U.S. Consumers Lose Confidence: Some Fear Double Dip Recession

Despite some decidedly upbeat earnings reports this morning, investors put the brakes on a three-day stock market rally after the Conference Board’s Consumer Confidence Index confirmed what most Americans with their eyes wide open probably knew already. There are a whole lot of good reasons to be worried about the state of the U.S. economy and our financial futures.

In July, the Conference Board’s Consumer Confidence Index dropped to 50.4 (on a 100 point scale) from June’s revised reading of 54.3. While that’s no where near the all-time low of 25.3 in February 2009 during the depths of the recession, the reading signals a troublesome reversal—the second straight monthly decline after three months of increases. It was also below economists’ expectations.

Americans grew more downbeat about their current economic situation, but even more pessimistic about the future. One component of the index, which measures how people feel about the economy now, dropped from 26.8 to 26.1. Another component, which measures how people view the economy over the next six months, dropped evenly more sharply from 72.7 to 66.6.

“This is an extremely low reading,” Lynn Franco, director of consumer research at the Conference Board, told The Fiscal Times. “Obviously, there is very little confidence out there. While the recession may be over, it is still feeling like a recession to consumers.”

That’s significant because consumer spending accounts for 70 percent of U.S. economic growth.
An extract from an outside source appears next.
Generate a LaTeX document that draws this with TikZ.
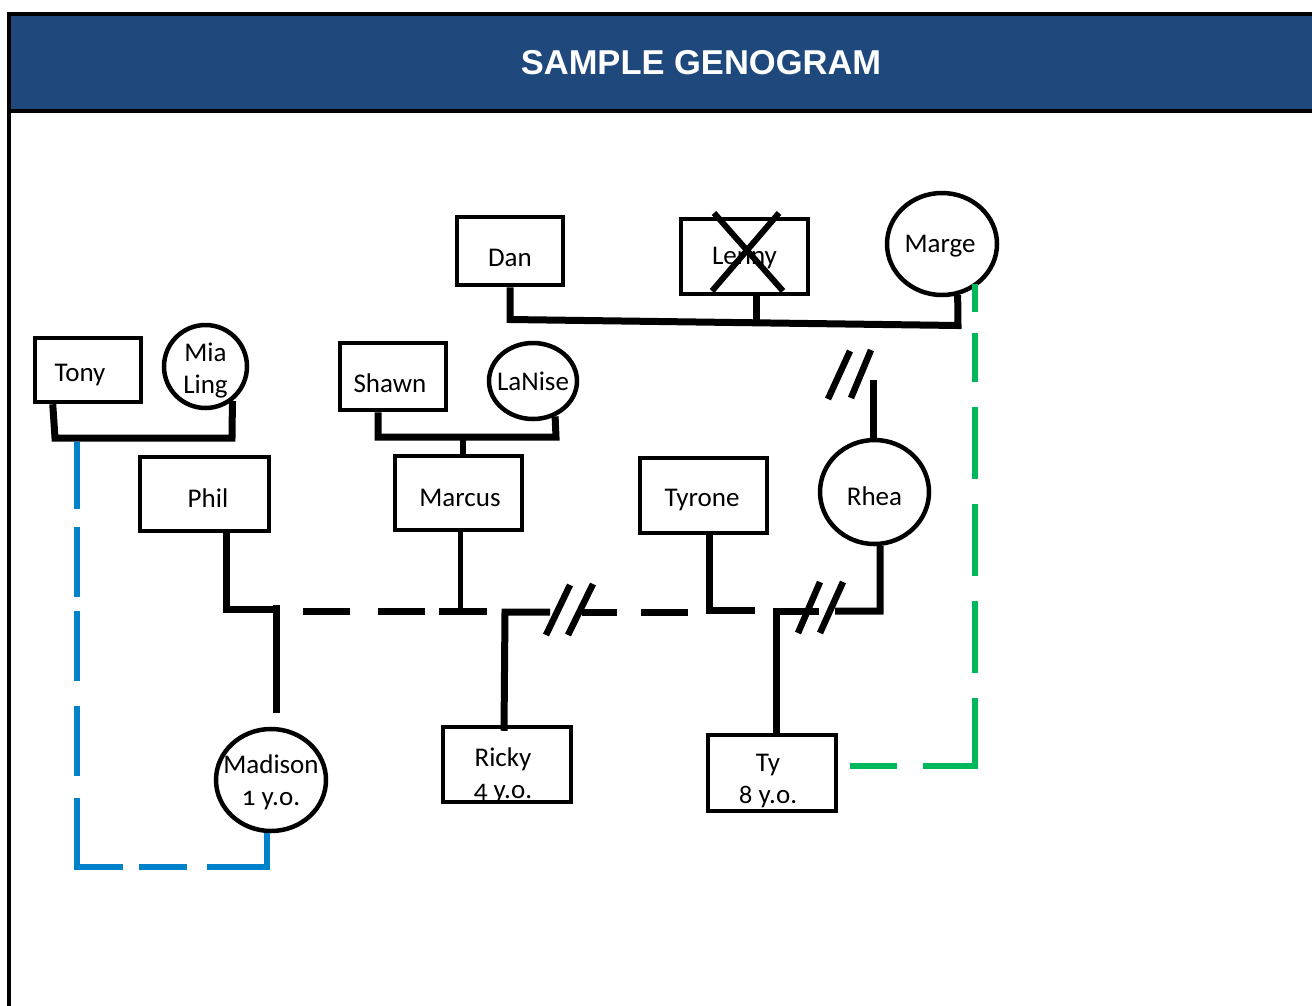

And the way consumers feel impacts how much they spend, which in turn influences how much business invests, which together with exports and government spending determine how much the U.S. economy grows—or doesn’t. “Consumers have been excellent predictors of recessions,” says Franco.
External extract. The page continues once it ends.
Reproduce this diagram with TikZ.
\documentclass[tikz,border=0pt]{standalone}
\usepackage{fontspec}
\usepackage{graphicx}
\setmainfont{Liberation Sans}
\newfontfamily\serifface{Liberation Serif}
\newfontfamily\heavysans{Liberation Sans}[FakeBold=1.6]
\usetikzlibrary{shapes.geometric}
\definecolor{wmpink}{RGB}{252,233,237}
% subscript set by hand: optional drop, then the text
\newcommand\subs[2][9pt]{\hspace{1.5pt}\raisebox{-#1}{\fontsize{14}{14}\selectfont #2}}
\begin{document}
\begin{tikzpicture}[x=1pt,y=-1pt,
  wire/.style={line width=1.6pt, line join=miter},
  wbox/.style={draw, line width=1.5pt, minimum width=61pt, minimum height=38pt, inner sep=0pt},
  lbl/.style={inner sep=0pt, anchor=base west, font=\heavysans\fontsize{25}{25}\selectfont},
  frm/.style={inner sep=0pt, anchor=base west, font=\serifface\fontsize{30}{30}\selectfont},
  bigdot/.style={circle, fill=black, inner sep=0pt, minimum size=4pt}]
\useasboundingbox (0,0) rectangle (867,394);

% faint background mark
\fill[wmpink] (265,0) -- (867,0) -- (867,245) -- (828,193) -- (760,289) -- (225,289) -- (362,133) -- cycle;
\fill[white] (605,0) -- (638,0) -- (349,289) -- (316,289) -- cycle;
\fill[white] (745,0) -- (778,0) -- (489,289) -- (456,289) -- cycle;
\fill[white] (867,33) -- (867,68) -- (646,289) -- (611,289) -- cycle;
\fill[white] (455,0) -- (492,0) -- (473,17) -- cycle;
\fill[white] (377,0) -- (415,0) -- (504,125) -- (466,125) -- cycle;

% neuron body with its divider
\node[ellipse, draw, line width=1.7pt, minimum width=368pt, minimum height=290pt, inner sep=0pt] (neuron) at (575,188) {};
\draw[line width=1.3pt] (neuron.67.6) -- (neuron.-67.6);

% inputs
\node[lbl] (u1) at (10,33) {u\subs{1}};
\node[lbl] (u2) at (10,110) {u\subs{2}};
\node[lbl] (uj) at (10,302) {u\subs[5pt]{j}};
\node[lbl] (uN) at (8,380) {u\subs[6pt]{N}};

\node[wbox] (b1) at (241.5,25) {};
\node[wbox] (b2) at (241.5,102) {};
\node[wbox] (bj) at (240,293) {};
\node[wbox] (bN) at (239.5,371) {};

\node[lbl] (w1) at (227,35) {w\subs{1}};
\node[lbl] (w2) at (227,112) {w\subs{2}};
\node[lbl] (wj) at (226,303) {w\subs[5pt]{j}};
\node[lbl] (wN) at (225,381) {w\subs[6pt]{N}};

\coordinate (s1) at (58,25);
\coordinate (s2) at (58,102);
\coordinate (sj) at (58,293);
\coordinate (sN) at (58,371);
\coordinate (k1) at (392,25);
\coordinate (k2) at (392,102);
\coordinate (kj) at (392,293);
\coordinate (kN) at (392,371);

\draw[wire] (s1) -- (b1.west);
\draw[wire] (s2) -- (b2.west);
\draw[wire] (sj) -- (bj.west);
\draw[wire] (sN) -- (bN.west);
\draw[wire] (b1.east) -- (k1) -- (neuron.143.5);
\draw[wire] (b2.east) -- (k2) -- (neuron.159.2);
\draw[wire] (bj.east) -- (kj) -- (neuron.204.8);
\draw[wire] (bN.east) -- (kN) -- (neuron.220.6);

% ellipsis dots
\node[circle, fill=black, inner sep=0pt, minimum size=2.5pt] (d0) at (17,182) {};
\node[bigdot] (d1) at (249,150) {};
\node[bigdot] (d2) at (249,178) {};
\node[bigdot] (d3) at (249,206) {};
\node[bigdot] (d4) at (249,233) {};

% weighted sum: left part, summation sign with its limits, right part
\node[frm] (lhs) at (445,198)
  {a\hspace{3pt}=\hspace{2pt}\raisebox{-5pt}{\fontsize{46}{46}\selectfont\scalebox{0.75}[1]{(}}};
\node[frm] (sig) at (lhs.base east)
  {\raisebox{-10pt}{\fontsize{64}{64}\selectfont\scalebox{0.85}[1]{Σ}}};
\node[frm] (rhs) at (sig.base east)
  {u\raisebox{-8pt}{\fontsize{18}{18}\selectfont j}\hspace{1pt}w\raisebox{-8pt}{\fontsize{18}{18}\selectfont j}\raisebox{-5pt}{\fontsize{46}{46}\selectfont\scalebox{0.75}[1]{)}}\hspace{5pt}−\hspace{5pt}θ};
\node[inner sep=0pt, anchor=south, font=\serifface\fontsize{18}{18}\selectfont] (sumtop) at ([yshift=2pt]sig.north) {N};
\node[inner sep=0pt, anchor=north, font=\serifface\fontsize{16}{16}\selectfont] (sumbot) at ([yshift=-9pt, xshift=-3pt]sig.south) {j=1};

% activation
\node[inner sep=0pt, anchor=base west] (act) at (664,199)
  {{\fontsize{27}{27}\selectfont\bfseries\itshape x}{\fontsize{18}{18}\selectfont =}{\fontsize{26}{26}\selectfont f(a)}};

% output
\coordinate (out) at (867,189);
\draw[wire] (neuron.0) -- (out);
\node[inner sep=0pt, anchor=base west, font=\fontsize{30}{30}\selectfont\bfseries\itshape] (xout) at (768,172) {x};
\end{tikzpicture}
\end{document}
Behind Consumers’ High Anxiety: The Jobs Deficit
Why are Americans increasingly downbeat? Franco says concerns over business conditions and the job market are “casting a dark cloud” over them. Those saying business conditions are “bad” increased to 43.6 percent in July from 41.0 percent in June, while those expecting an improvement in the next six months decreased to 15.9 percent from 17.1 percent.

As for jobs, those claiming they are “hard to get” rose to 45.8 percent from 43.5 percent, while those expecting improvement in the months ahead dropped to 14.3 percent from 16.2 percent.  Concludes Franco: “The labor market is key to consumer confidence. Until we see a turnaround in the labor market we are not going to see a turnaround in confidence.”

The Chicken and the Egg
That brings us to the chicken-and-egg dilemma. Why would businesses begin hiring if anxious consumers are pulling in their belts? After all, corporations have been successfully boosting earnings by cutting costs; investing and hiring could actually trim profits in the short term. Unless something happens to reverse this vicious cycle—say, another round of fiscal or monetary stimulus—the U.S. economy may slow down further or, worse yet, dip into another recession.

Emerging Market Shoppers to the Rescue?
Ironically, the one place where consumers are still buoyant and buying is in the developing world, countries like China, India, Indonesia and Brazil, where governments are running budget surpluses, and growing middle classes are learning to shop ‘til they drop. That helps explain why their stock markets have been rising, while ours are down for the year. Ironically, emerging-market consumers may ultimately be the ones who help pull the developed world out of its economic funk.